Katherine Goodes, 35, says she worries she’s been “forgotten” — she’s still waiting to hear from St George’s in Tooting about a growth in her jaw that flared up in September. Medics originally suggested an “urgent” biopsy that same day but when she had to postpone due to childcare issues, she never heard back. “Their sense of urgency made me feel anxious and now I’m worried I’ve fallen off the list,” she says.
Kim Page, 50, from Luton, agrees the waiting times can be frightening. She has now been waiting three months for a muscular-skeletal investigation, with the numbness in her arms leaving her unable to complete everyday tasks. “At what point do you accept you can’t get dressed and stop calling?” she asks. “They’re so overwhelmed I feel guilty even phoning and it makes me think: how many patients must be in front of me in the queue?”
In her job working with clinicians, Page has experienced these “heartbreaking” delays from the other side, too. Doctors are often left with difficult toss-ups between delaying patients’ treatment or risking them catching Covid, says Jane Murphy, a clinical nurse specialist at Breast Cancer Now. Psychotherapist Rose Stephenson says she’s worried about the knock-on effects of Covid anxiety on patients who are already ill. “Many of [my cancer patients] are so anxious they’re not sleeping, which will impact their recovery,” she says.
Safeguarding is also a concern, with the reduction in face-to-face appointments reducing GPs’ ability to spot signs of poor mental health or abuse.

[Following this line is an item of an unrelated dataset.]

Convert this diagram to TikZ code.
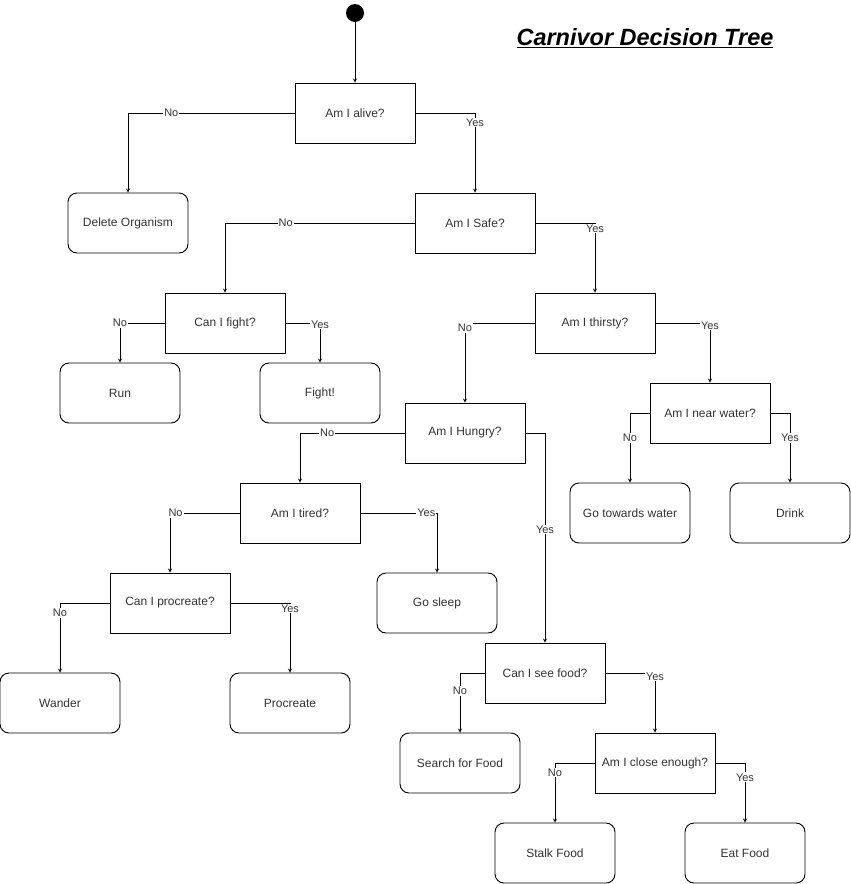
\documentclass[tikz,border=0pt]{standalone}
\usepackage{fontspec}
\setmainfont{Liberation Sans}
\begin{document}
\begin{tikzpicture}[x=1pt,y=-1pt,>=stealth,
 decision/.style={draw,line width=.9pt,minimum width=120pt,minimum height=60pt,
   inner sep=0pt,font=\fontsize{12}{14}\selectfont,text=black!80},
 outcome/.style={decision,rounded corners=9pt},
 answer/.style={fill=white,inner sep=1pt,font=\fontsize{11}{12}\selectfont,text=black!80}]
 \useasboundingbox (0,0) rectangle (851,884);
 % start and title
 \fill (355,13) circle (9) coordinate (start);
 \node (title) at (645,38)
   {\fontsize{23.5}{27}\selectfont\bfseries\itshape\underline{Carnivor Decision Tree}};
 % questions
 \node[decision] (alive) at (355,113) {Am I alive?};
 \node[decision] (safe) at (475,223) {Am I Safe?};
 \node[decision] (canfight) at (225,323) {Can I fight?};
 \node[decision] (thirsty) at (595,323) {Am I thirsty?};
 \node[decision] (hungry) at (465,433) {Am I Hungry?};
 \node[decision] (near) at (710,413) {Am I near water?};
 \node[decision] (tired) at (300,513) {Am I tired?};
 \node[decision] (canproc) at (170,603) {Can I procreate?};
 \node[decision] (see) at (545,673) {Can I see food?};
 \node[decision] (close) at (655,763) {Am I close enough?};
 % actions
 \node[outcome] (delete) at (128,223) {Delete Organism};
 \node[outcome] (run) at (120,393) {Run};
 \node[outcome] (fight) at (320,393) {Fight!};
 \node[outcome] (towards) at (630,513) {Go towards water};
 \node[outcome] (drink) at (790,513) {Drink};
 \node[outcome] (sleep) at (437,603) {Go sleep};
 \node[outcome] (wander) at (60,703) {Wander};
 \node[outcome] (proc) at (290,703) {Procreate};
 \node[outcome] (search) at (460,763) {Search for Food};
 \node[outcome] (stalk) at (555,853) {Stalk Food};
 \node[outcome] (eat) at (745,853) {Eat Food};
 % connectors
 \draw[->,line width=.8pt] ([yshift=-9pt]start) -- (alive.north);
 \foreach \a/\s/\b/\t/\p in {alive/west/delete/No/.37, alive/east/safe/Yes/.56,
   safe/west/canfight/No/.34, safe/east/thirsty/Yes/.54,
   canfight/west/run/No/.5, canfight/east/fight/Yes/.52,
   thirsty/west/hungry/No/.53, thirsty/east/near/Yes/.52,
   hungry/west/tired/No/.37, hungry/east/see/Yes/.73,
   near/west/towards/No/.68, near/east/drink/Yes/.68,
   tired/west/canproc/No/.46, tired/east/sleep/Yes/.43,
   canproc/west/wander/No/.57, canproc/east/proc/Yes/.54,
   see/west/search/No/.65, see/east/close/Yes/.53,
   close/west/stalk/No/.58, close/east/eat/Yes/.62}
   \draw[->,line width=.8pt] (\a.\s) -| node[answer,pos=\p] {\t} (\b.north);
\end{tikzpicture}
\end{document}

The charity SOS Silence of Suicide says helpline call volumes spiked by 670 per cent in December, with UK male suicides at their highest level in 20 years. An inquest for one victim, Craig Murray, 41, ruled that the sales executive’s lack of face-to-face contact with experts was a “missed opportunity” in the events before his death last May.
There are similar concerns for domestic abuse victims, says Amy Glover from Solace Women’s Aid. Over the first lockdown, her helpline experienced a period of “deathly silence” but there was a “massive surge in referrals” when restrictions eased. July was their busiest month to date.
Referrals from the NSPCC helpline to agencies in London about children living with domestic abuse have also risen by more than 40 per cent in the pandemic, with signs no longer able to be picked up by schools, GPs, youth groups and grandparents. In the more visible of these cases, abuse is now being reported by neighbours, postmen and even Deliveroo drivers, says Denise Ellis, an NSPCC helpline volunteer. But many are not. Ellie*, an Oxford graduate who experienced domestic abuse as a child, says “things could have gone very seriously wrong” if she’d been growing up during the school closures. She and her brother endured physical and mental abuse, which was eventually picked up by teachers.
Glover points to alternative reporting services such as asking for “ANI” (Action Needed Immediately) in participating pharmacies, and organisations like Crisis Text Line, Sign Health and YoungMinds have texting helplines for those who don’t feel safe to phone.
For those at risk of other health issues such as cancer or heart disease, the message is simple: keep contacting your GP, says Labour MP and A&E doctor Rosena Allin-Khan, who is campaigning for the public to keep accessing services in lockdown. Patients must not be deterred by potential waiting times or concerns of overloading staff, she insists. “Our doors are always open.”
Anyone in need of cancer support can call the Macmillan Support Line on 0808808 00 00, which is open 7 days a week, 8am-8pm, or visit Macmillan’s Online Community. Those who are experiencing cancer symptoms should contact their GP as a matter of urgency.